— Start Extracted entries —

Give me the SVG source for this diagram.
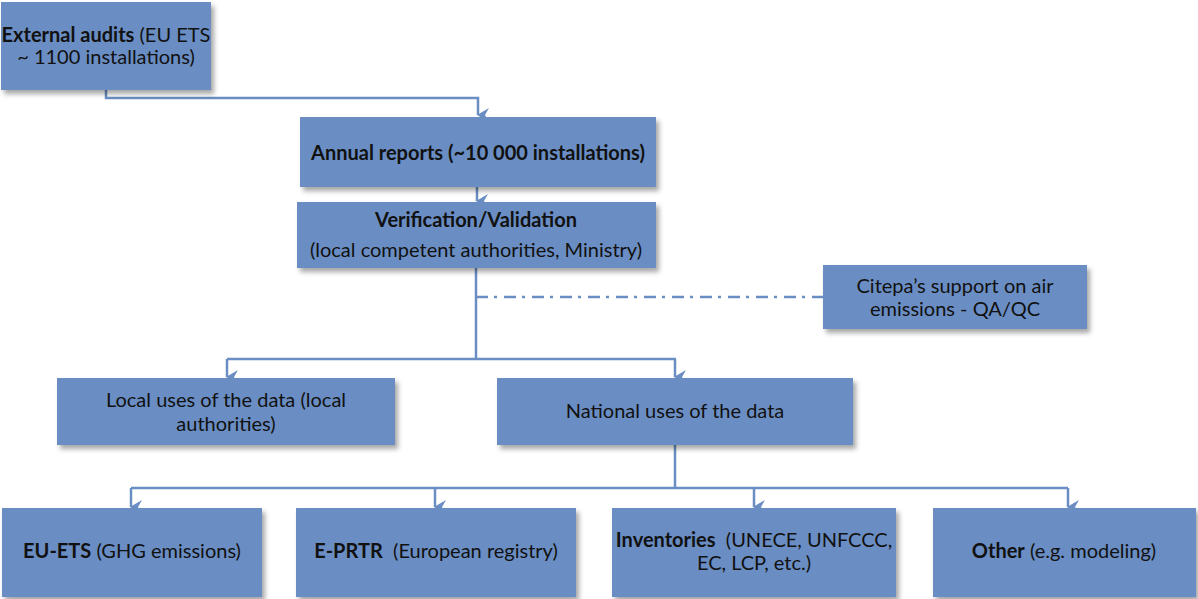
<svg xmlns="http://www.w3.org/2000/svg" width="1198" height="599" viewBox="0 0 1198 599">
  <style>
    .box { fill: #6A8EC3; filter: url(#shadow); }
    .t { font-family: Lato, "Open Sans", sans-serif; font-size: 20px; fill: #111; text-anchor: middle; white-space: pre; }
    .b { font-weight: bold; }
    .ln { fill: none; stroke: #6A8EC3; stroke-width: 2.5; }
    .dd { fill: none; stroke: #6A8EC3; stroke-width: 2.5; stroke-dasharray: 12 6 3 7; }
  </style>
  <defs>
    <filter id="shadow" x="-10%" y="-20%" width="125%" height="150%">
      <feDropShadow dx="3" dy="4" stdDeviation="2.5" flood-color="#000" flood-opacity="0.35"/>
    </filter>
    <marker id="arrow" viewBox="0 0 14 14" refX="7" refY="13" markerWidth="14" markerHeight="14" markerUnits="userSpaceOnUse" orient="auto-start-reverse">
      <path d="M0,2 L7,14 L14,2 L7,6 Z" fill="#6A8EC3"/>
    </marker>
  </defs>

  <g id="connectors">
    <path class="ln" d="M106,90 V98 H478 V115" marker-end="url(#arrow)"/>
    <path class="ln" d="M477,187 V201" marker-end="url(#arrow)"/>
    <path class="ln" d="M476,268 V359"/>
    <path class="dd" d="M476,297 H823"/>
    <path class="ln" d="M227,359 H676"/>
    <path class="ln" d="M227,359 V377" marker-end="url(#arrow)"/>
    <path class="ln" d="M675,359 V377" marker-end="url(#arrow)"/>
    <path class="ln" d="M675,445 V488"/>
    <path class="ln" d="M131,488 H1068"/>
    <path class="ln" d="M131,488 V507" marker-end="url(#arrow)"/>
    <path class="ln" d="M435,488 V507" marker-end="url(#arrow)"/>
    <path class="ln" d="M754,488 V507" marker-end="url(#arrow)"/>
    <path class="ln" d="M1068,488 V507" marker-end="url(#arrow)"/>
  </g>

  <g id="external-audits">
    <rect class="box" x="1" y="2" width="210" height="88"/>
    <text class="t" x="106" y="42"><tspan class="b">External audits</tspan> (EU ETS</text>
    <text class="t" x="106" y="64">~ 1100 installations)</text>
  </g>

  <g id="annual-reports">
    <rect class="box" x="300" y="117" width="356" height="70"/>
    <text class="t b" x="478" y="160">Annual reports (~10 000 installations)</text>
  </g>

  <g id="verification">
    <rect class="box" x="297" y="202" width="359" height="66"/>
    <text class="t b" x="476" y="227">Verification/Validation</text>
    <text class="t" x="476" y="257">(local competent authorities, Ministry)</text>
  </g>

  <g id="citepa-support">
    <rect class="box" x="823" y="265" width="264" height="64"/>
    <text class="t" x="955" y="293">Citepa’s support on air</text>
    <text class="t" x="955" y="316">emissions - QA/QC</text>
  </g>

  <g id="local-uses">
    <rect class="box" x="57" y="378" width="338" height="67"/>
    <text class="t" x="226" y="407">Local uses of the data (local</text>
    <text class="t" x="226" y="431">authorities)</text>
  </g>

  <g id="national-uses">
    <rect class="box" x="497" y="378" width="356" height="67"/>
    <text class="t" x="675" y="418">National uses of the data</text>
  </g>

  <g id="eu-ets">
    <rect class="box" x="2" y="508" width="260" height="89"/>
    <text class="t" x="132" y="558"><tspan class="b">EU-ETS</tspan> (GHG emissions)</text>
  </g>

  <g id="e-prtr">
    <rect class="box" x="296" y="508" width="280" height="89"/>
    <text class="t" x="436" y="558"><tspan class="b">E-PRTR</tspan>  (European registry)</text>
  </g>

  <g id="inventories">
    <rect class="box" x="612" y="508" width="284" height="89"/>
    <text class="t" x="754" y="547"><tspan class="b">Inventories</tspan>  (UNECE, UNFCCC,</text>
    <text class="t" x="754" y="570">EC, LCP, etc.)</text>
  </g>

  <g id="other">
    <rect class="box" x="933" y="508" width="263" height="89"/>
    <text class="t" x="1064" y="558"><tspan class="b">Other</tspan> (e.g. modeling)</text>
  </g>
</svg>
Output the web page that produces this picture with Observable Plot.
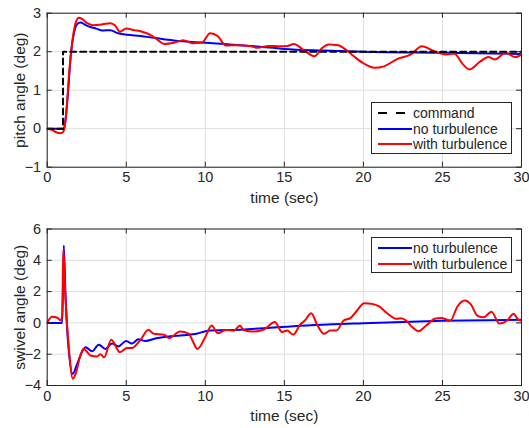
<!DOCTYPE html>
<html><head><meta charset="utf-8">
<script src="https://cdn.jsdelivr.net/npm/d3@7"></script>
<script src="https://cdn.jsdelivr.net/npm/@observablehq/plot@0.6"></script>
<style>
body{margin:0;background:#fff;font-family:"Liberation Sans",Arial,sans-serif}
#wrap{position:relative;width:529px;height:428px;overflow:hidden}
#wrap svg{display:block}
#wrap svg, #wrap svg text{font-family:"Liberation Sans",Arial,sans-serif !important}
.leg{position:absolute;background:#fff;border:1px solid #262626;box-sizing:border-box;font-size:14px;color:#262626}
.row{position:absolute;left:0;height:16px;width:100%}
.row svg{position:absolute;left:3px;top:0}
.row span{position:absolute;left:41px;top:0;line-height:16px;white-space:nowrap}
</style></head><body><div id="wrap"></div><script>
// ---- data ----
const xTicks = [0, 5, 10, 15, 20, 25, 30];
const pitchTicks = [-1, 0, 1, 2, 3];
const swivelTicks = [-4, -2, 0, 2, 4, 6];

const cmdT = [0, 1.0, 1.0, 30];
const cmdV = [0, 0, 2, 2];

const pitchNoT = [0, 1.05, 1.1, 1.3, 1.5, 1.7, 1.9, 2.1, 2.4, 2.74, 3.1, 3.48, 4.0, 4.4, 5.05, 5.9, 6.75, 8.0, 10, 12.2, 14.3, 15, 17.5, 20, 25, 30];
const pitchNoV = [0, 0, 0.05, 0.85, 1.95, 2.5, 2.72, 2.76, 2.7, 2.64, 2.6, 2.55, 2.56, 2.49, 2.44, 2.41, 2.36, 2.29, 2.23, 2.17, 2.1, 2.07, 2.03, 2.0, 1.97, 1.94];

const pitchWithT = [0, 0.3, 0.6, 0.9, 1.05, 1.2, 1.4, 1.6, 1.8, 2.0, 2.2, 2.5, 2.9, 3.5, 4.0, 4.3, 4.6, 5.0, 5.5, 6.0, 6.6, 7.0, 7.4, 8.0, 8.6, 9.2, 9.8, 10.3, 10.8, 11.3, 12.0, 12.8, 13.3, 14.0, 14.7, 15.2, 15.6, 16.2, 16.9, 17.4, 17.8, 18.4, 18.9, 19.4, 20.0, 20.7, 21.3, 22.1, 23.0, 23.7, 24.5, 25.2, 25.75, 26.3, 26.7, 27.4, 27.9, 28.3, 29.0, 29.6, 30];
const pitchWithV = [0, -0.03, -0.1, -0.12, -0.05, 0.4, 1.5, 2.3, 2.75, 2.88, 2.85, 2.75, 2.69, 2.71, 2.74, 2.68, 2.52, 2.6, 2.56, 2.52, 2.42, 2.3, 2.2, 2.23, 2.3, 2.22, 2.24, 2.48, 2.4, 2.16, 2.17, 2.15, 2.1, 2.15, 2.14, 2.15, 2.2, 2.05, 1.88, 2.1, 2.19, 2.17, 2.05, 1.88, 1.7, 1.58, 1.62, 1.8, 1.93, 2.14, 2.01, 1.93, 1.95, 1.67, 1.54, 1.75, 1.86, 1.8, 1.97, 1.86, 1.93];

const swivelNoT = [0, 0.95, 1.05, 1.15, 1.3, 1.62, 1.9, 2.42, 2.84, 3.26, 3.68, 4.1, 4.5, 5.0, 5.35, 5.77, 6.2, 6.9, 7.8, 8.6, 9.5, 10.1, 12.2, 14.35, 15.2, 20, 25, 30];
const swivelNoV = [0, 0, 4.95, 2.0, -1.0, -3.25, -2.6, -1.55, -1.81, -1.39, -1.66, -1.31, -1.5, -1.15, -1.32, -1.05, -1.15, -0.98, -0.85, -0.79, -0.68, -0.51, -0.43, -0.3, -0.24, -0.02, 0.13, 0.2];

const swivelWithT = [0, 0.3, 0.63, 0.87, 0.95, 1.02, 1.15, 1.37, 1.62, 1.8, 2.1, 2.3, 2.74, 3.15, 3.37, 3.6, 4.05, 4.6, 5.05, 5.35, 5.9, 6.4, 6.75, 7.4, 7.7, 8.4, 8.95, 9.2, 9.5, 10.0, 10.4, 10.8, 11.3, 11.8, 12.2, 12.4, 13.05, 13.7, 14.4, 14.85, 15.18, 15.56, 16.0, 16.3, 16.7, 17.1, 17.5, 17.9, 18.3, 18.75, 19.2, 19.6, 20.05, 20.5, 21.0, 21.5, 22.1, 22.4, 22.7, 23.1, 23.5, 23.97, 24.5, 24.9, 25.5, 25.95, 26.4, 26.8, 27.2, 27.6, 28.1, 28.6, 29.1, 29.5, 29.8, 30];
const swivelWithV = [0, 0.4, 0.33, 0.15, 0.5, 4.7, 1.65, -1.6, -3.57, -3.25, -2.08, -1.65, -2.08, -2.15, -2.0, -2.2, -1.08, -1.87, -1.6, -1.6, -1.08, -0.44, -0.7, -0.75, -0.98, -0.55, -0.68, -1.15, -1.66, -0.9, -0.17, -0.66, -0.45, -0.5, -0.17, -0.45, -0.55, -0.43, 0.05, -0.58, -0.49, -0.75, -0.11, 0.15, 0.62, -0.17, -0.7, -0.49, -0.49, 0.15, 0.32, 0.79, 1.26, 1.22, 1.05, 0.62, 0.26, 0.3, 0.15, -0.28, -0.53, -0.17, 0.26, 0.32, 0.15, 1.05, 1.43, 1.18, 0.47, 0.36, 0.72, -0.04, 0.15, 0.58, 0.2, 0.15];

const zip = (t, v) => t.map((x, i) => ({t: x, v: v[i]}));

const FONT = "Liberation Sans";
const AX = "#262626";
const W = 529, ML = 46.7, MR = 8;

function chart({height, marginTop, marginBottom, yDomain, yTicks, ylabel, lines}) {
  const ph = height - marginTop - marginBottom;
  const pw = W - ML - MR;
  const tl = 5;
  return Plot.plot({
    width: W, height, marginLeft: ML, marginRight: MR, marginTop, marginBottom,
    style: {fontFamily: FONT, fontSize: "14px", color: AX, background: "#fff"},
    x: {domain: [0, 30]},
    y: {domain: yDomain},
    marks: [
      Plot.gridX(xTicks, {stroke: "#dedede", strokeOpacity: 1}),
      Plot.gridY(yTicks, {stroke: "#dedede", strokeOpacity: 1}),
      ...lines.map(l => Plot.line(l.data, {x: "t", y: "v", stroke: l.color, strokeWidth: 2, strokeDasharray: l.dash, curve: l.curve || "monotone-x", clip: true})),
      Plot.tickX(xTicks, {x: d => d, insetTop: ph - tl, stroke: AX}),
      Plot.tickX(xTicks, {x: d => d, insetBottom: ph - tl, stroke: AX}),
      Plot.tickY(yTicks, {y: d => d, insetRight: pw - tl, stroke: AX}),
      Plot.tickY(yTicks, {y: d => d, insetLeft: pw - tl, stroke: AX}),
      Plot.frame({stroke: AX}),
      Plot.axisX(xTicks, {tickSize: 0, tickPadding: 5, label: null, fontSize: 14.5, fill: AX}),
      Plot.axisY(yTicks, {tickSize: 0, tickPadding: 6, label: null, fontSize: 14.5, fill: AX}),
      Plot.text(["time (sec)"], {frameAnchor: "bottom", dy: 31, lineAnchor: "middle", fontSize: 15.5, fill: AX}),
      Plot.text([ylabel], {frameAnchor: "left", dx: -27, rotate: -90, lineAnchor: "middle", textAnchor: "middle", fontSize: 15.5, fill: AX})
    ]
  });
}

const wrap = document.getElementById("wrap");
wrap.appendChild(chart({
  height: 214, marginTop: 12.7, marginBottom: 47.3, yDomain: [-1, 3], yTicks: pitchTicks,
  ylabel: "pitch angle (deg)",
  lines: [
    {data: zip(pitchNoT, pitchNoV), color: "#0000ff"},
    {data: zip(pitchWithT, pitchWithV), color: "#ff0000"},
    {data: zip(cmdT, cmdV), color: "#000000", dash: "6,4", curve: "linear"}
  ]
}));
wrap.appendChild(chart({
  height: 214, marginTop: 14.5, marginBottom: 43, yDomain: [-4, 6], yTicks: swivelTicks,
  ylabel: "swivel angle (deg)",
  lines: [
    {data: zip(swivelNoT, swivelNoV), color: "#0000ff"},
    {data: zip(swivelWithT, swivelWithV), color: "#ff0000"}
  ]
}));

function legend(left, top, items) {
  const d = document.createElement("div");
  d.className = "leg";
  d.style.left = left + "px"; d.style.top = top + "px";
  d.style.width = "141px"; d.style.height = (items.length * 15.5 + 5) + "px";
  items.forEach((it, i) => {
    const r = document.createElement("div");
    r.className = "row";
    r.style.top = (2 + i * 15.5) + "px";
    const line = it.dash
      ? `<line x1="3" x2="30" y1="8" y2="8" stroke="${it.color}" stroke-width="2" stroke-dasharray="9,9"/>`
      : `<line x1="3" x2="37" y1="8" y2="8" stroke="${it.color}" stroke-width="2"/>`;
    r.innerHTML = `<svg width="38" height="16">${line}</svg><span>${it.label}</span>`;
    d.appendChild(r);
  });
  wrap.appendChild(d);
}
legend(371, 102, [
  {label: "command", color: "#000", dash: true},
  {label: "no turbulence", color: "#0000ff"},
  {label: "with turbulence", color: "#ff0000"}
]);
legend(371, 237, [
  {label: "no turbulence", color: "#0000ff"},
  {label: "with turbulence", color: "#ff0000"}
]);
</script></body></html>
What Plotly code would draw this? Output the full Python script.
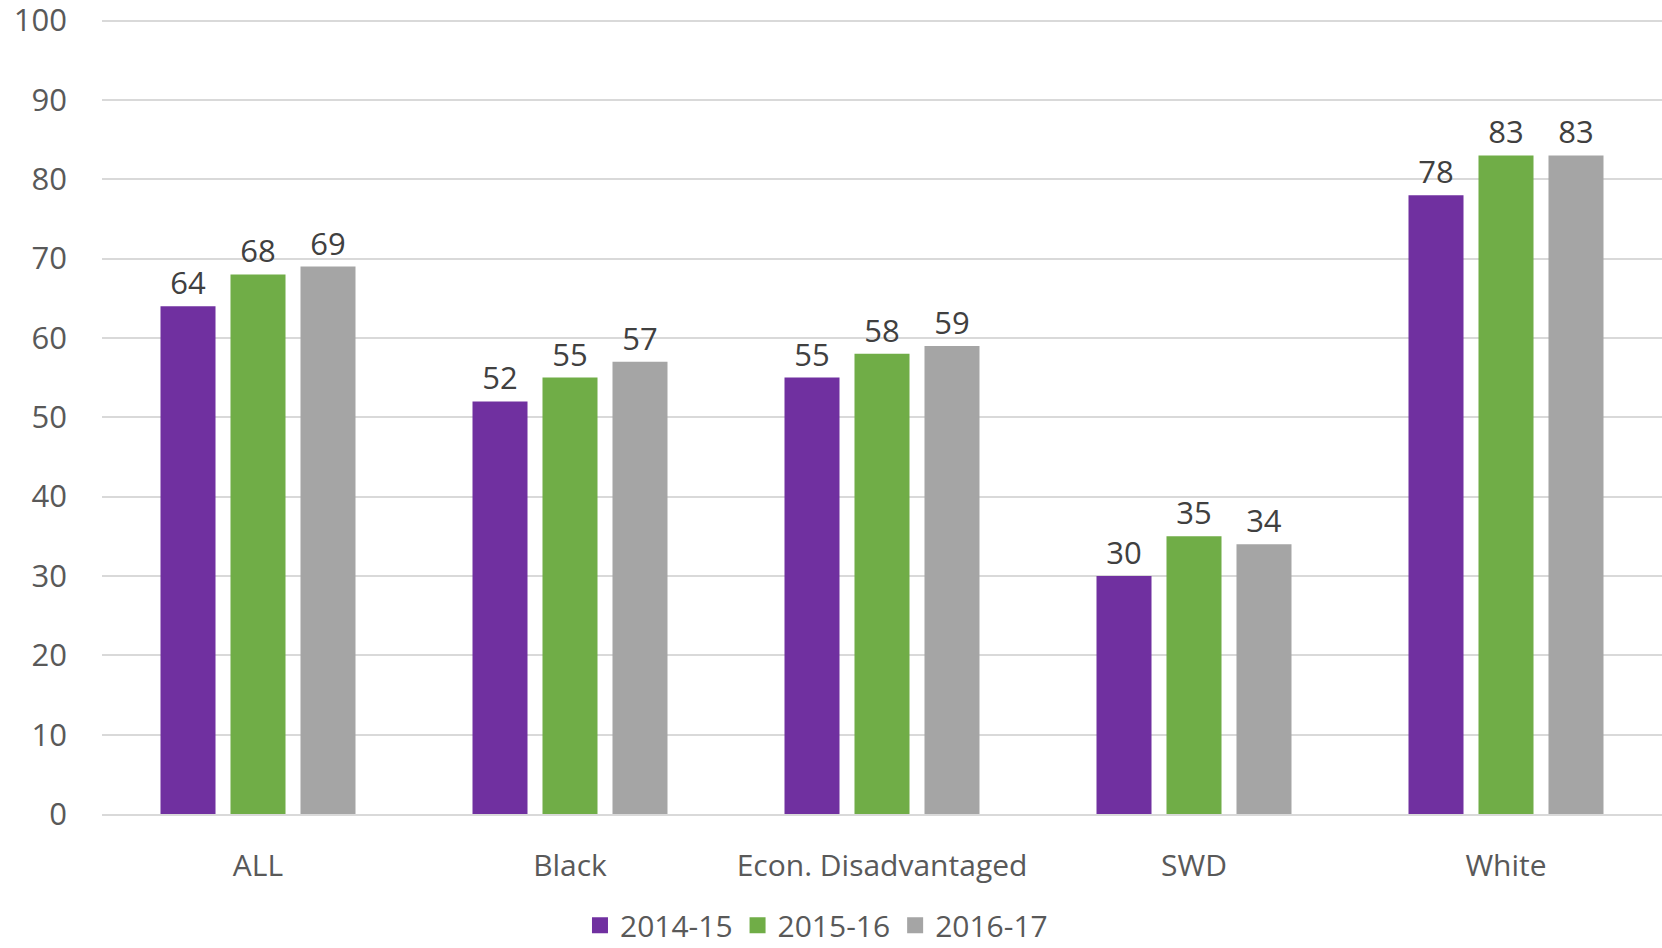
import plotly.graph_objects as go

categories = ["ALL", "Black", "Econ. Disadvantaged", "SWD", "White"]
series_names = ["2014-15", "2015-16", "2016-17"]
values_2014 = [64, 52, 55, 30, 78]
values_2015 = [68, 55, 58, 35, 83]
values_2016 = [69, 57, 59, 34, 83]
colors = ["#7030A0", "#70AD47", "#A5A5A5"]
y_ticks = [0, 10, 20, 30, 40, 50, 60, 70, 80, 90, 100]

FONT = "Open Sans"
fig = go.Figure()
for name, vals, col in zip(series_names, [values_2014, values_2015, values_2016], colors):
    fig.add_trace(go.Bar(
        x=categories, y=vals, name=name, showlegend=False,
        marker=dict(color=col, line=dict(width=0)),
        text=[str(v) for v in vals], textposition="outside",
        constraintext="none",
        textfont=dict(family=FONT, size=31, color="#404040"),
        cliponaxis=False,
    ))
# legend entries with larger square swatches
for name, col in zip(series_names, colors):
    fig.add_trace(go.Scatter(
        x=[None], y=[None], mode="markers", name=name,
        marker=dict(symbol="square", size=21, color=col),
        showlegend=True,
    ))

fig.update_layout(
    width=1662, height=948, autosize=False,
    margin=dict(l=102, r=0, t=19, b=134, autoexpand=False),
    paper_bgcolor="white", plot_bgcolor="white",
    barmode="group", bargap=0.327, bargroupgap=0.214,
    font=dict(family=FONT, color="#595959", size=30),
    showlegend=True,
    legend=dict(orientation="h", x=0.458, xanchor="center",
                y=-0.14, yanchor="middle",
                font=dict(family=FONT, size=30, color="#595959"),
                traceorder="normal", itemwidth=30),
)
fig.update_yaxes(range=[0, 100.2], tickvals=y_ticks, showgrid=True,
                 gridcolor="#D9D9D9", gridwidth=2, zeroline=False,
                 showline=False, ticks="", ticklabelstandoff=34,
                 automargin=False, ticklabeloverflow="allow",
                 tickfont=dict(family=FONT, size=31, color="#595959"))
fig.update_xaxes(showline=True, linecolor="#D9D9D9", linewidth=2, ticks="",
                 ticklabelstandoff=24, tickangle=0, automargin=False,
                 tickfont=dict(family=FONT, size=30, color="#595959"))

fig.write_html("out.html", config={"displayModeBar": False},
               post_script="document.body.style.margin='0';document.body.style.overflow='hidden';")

— End Extracted entries —

> **Aim**
Scan the records above for the string "this", then report every line that contains it.

> **Exercise output**
Give me the SVG source for this diagram.
Output the web page that produces this picture with Observable Plot.
What Plotly code would draw this? Output the full Python script.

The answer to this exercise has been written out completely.